In my understanding, the concrete type of a generic type parameter is known statically at the function's call site.

Are you referring to the type context within id, or the type context of the caller of id? Perhaps I’m abusing terminology by calling this “unification”, but within id’s type context the polytype forall Value . Value isSubtypeOf Equatable must be reduced to a simple monotype. The only candidate is Equatable. (Edit: as @jrose explains, this doesn’t mean that Value unifies with Equatable throughout the entirety of Foo.) In the caller’s context, Value is unified with the static type of the argument.

Yes but this information can’t cross into the implementation of foo. That would make Foo no longer generic, and it is impossible to satisfy in the general case:

protocol P1<A> {
  associatedtype A: P2
  var a: A
}
protocol P2 { }

struct One: P1 {
  struct InnerOne: P2 { var bar: Int }
  var a: InnerOne
}

struct Two: P1 {
  struct InnerTwo: P2 { var quux: String }
  var a: InnerTwo
}

foo(One())
foo(Two())

func Foo<T>(p: P1<T>) {
  // at runtime, this function is invoked once with T == One.InnerOne and once with T == Two.InnerTwo.
  // none of this information is available *statically*.
  // at compile time, all that we know is that T is a subtype of P2.
  // therefore any expression of type T can only be treated as ”something that conforms to P2.”
}

Remember, Swift generics are not textual substitutions like C++ templates are. You can’t write p.quux and rely on SFINAE to avoid a type error. Swift says “no, the only operations available on p are the ones declared by P2.”

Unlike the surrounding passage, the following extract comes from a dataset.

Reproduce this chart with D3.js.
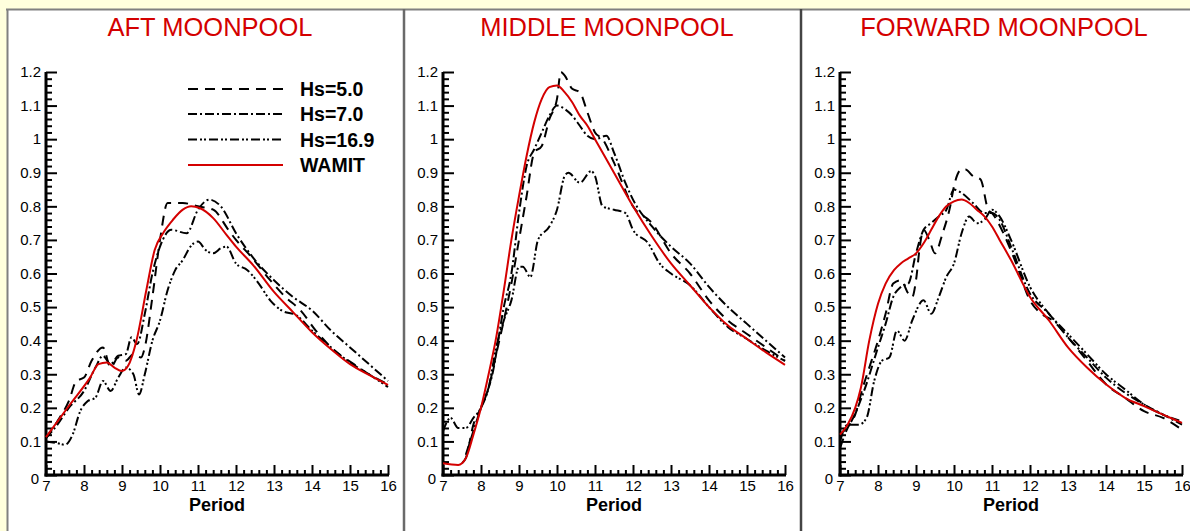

This is just not true. Here’s another example:

func meaningless<A: Equatable, B: Equatable>(a: A, b: B) {
  assert(a == b) // error, obviously!
  var local = a
  assert(local == a) // valid
  local = b // error!
}

Static type parameters are not erased just because we only know their bounds. (I’m not sure whether it could work the way you’re describing without Self type requirements, but it doesn’t.)

Aha, now I understand what you’re saying. I’ve been incorrectly generalizing from expressions involving p to the entire type environment of the function.

That said, the part you quoted isn’t actually the wrong part! It’s the part that comes immediately after that’s wrong: the resulting monotype is a new anonymous type that’s a subtype of Equatable, not the Equatable type itself.

I suggest you test your example in Xcode, then you will find that the type of T is inferred as One.InnerOne and Two.InnerTwo statically.
Actually, you cannot call a generic function if the concrete types of its type parameters cannot be determined.
For this specific example, the underlying type of p is dynamic, but T should be static.

And I updated my original post with a fix that allows p.a to be inferred as T.

A type parameter cannot be statically inferred as two different types.

respectively for the two foo calls

That’s not what you asked about. You asked about the type of T within body of foo.

That adding the P2 constraint explicitly to the generic parameter list of the function changes the type resolution behavior internally to the function smells like a bug to me… I’d expect that constraint to get inferred anyway from the use of T as primary associated type argument to P1. Seems like something is going a bit wrong with the erasure rules. cc @hborla for after the holidays.